Therein lies the biggest obstacle to adult learning: putting up with the frustration and tedium of being totally useless at something.
We are so accustomed to being competent in our daily lives. Even if we don’t consider ourselves to be particularly talented individuals, we can usually take it for granted that when we pick something up we won’t drop it immediately, we won’t accidentally skewer our tongue trying to eat with a fork, and we won’t fall over trying to move in a straight line. Trying to learn a new physical skill, particularly compared to mental skills, strips us of that privilege. Using our nondominant hand, picking up a fork and moving it to our mouth can become Herculean effort. Though less dire, this is the same process seen in someone who, following an accident, must go through physical therapy to learn to walk again. The action is so familiar, and our brains are so convinced they know how to do it, but our bodies aren’t cooperating. What galls us, what stands in the way of our ever learning this new skill or relearning an old one, is that we must grind through the simple repetition, the child’s games, the tedious practice.
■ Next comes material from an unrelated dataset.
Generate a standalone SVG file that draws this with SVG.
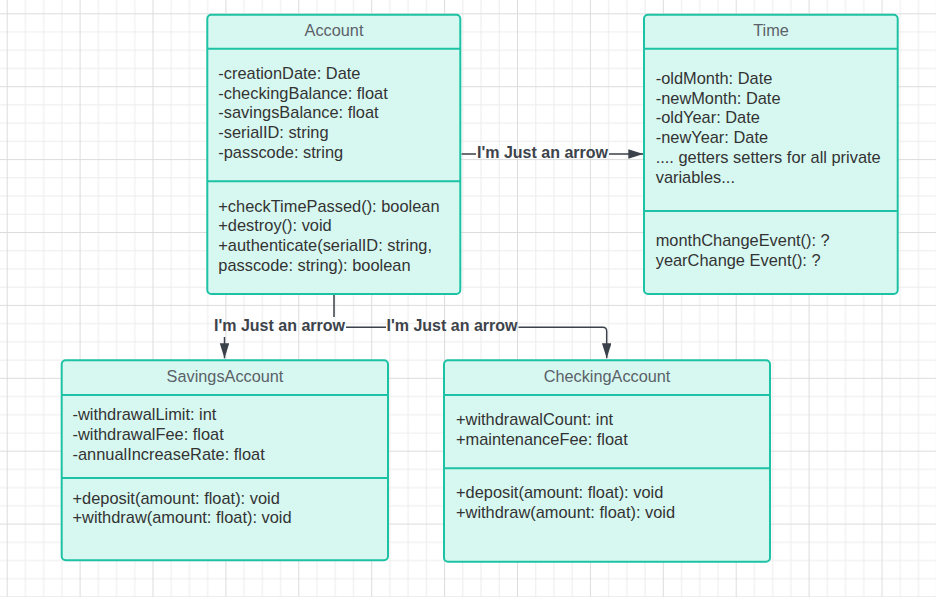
<svg xmlns="http://www.w3.org/2000/svg" width="936" height="597" viewBox="0 0 936 597">
  <defs>
    <!-- background grid: 4 minor cells per major cell -->
    <pattern id="grid" patternUnits="userSpaceOnUse" x="6.7" y="13.3" width="72.9" height="72.9">
      <g stroke="#ececec" stroke-width="1">
        <line x1="18.725" y1="0" x2="18.725" y2="72.9"/>
        <line x1="36.95" y1="0" x2="36.95" y2="72.9"/>
        <line x1="55.175" y1="0" x2="55.175" y2="72.9"/>
        <line x1="0" y1="18.725" x2="72.9" y2="18.725"/>
        <line x1="0" y1="36.95" x2="72.9" y2="36.95"/>
        <line x1="0" y1="55.175" x2="72.9" y2="55.175"/>
      </g>
      <g stroke="#dcdcdc" stroke-width="1">
        <line x1="0.5" y1="0" x2="0.5" y2="72.9"/>
        <line x1="0" y1="0.5" x2="72.9" y2="0.5"/>
      </g>
    </pattern>
    <marker id="arrow" markerUnits="userSpaceOnUse" markerWidth="16" markerHeight="10" refX="15" refY="4.75" orient="auto">
      <path d="M0,0 L15,4.75 L0,9.5 Z" fill="#3a414a"/>
    </marker>
  </defs>
  <style>
    .box { fill: #d7f8f1; stroke: #1dc2a4; stroke-width: 2; }
    .div { stroke: #1dc2a4; stroke-width: 2; }
    .title { font-family: "Liberation Sans", Arial, sans-serif; font-size: 16.3px; fill: #5b6168; text-anchor: middle; }
    .body { font-family: "Liberation Sans", Arial, sans-serif; font-size: 16.4px; fill: #333333; }
    .wire { fill: none; stroke: #3a414a; stroke-width: 1.5; }
    .label { font-family: "Liberation Sans", Arial, sans-serif; font-size: 16px; font-weight: bold; fill: #3d434b; text-anchor: middle; }
  </style>

  <rect width="936" height="597" fill="#ffffff"/>
  <rect width="936" height="597" fill="url(#grid)"/>

  <!-- connectors -->
  <g id="connectors">
    <path class="wire" d="M461.5 154 H476"/>
    <path class="wire" d="M609 154 H643.3" marker-end="url(#arrow)"/>
    <text class="label" x="542.5" y="158">I'm Just an arrow</text>

    <path class="wire" d="M334 295 V317"/>
    <path class="wire" d="M224.5 337 V358.3" marker-end="url(#arrow)"/>
    <path class="wire" d="M346 327.3 H386"/>
    <path class="wire" d="M518.5 327.3 H602.7 Q606.7 327.3 606.7 331.3 V358.3" marker-end="url(#arrow)"/>
    <text class="label" x="279.5" y="331">I'm Just an arrow</text>
    <text class="label" x="452" y="331">I'm Just an arrow</text>
  </g>

  <!-- Account -->
  <g id="account">
    <rect class="box" x="207.3" y="14.7" width="253" height="279.3" rx="4"/>
    <line class="div" x1="207.3" y1="48.7" x2="460.3" y2="48.7"/>
    <line class="div" x1="207.3" y1="181.3" x2="460.3" y2="181.3"/>
    <text class="title" x="334" y="35.5">Account</text>
    <text class="body" x="218.3" y="79">
      <tspan x="218.3">-creationDate: Date</tspan>
      <tspan x="218.3" dy="19.7">-checkingBalance: float</tspan>
      <tspan x="218.3" dy="19.7">-savingsBalance: float</tspan>
      <tspan x="218.3" dy="19.7">-serialID: string</tspan>
      <tspan x="218.3" dy="19.7">-passcode: string</tspan>
    </text>
    <text class="body" x="218.3" y="211.5">
      <tspan x="218.3">+checkTimePassed(): boolean</tspan>
      <tspan x="218.3" dy="19.7">+destroy(): void</tspan>
      <tspan x="218.3" dy="19.7">+authenticate(serialID: string,</tspan>
      <tspan x="218.3" dy="19.7">passcode: string): boolean</tspan>
    </text>
  </g>

  <!-- Time -->
  <g id="time">
    <rect class="box" x="644" y="14.7" width="253.7" height="279.3" rx="4"/>
    <line class="div" x1="644" y1="48.7" x2="897.7" y2="48.7"/>
    <line class="div" x1="644" y1="211" x2="897.7" y2="211"/>
    <text class="title" x="771" y="35.5">Time</text>
    <text class="body" x="655.7" y="84">
      <tspan x="655.7">-oldMonth: Date</tspan>
      <tspan x="655.7" dy="19.7">-newMonth: Date</tspan>
      <tspan x="655.7" dy="19.7">-oldYear: Date</tspan>
      <tspan x="655.7" dy="19.7">-newYear: Date</tspan>
      <tspan x="655.7" dy="19.7">.... getters setters for all private</tspan>
      <tspan x="655.7" dy="19.7">variables...</tspan>
    </text>
    <text class="body" x="655.7" y="246">
      <tspan x="655.7">monthChangeEvent(): ?</tspan>
      <tspan x="655.7" dy="19.7">yearChange Event(): ?</tspan>
    </text>
  </g>

  <!-- SavingsAccount -->
  <g id="savings-account">
    <rect class="box" x="61.7" y="360.3" width="326.3" height="200" rx="4"/>
    <line class="div" x1="61.7" y1="395" x2="388" y2="395"/>
    <line class="div" x1="61.7" y1="478" x2="388" y2="478"/>
    <text class="title" x="225" y="381.5">SavingsAccount</text>
    <text class="body" x="72.5" y="420.3">
      <tspan x="72.5">-withdrawalLimit: int</tspan>
      <tspan x="72.5" dy="19.7">-withdrawalFee: float</tspan>
      <tspan x="72.5" dy="19.7">-annualIncreaseRate: float</tspan>
    </text>
    <text class="body" x="72.5" y="503.5">
      <tspan x="72.5">+deposit(amount: float): void</tspan>
      <tspan x="72.5" dy="19.7">+withdraw(amount: float): void</tspan>
    </text>
  </g>

  <!-- CheckingAccount -->
  <g id="checking-account">
    <rect class="box" x="444" y="360.3" width="326" height="201.4" rx="4"/>
    <line class="div" x1="444" y1="395" x2="770" y2="395"/>
    <line class="div" x1="444" y1="468.3" x2="770" y2="468.3"/>
    <text class="title" x="607" y="381.5">CheckingAccount</text>
    <text class="body" x="456" y="425">
      <tspan x="456">+withdrawalCount: int</tspan>
      <tspan x="456" dy="19.7">+maintenanceFee: float</tspan>
    </text>
    <text class="body" x="456" y="498.3">
      <tspan x="456">+deposit(amount: float): void</tspan>
      <tspan x="456" dy="19.7">+withdraw(amount: float): void</tspan>
    </text>
  </g>
</svg>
So assuming we are not content to spend our lives only doing the things we’re already good at, what is an adult learner to do? For a start, consider keeping it private (like not broadcasting your intentions on a blog). There’s a certain school of thought that encourages you to create an audience to keep you on track, to keep you committed. That’s great and if that works for you, fantastic (again, like broadcasting on a blog). But that’s about the idea of learning something. I’m talking about the practice of. Don’t let someone watch you filling in your writing practice sheets or show them the results. Don’t show off your new dance moves in an impromptu performance after one class. What I’m saying is, don’t invite criticism. Not just criticism from your audience, but internal criticism. You’ll get enough of that anyway, just by trying something new at all. Don’t give yourself the opportunity to think self-defeating thoughts like, “they must think I look like an idiot” or “they’ll laugh about this later.” Often, there’s no avoiding this aspect of performance if you’re learning a new skill in a class setting, which typically involves practicing with other students. So at the very least, give yourself time outside of class, away from prying eyes, to practice and enjoy your new skill with minimal opportunity for criticism.
Children are such fantastic learners in large part because they are not dissuaded by repeated failures or feelings of embarrassment. That comes later. As adult learners, that frustration can be our greatest obstacle but it can also be our clearest signpost on the way to success. If it feels uncomfortable and weird, there’s a good chance you’re headed in the right direction.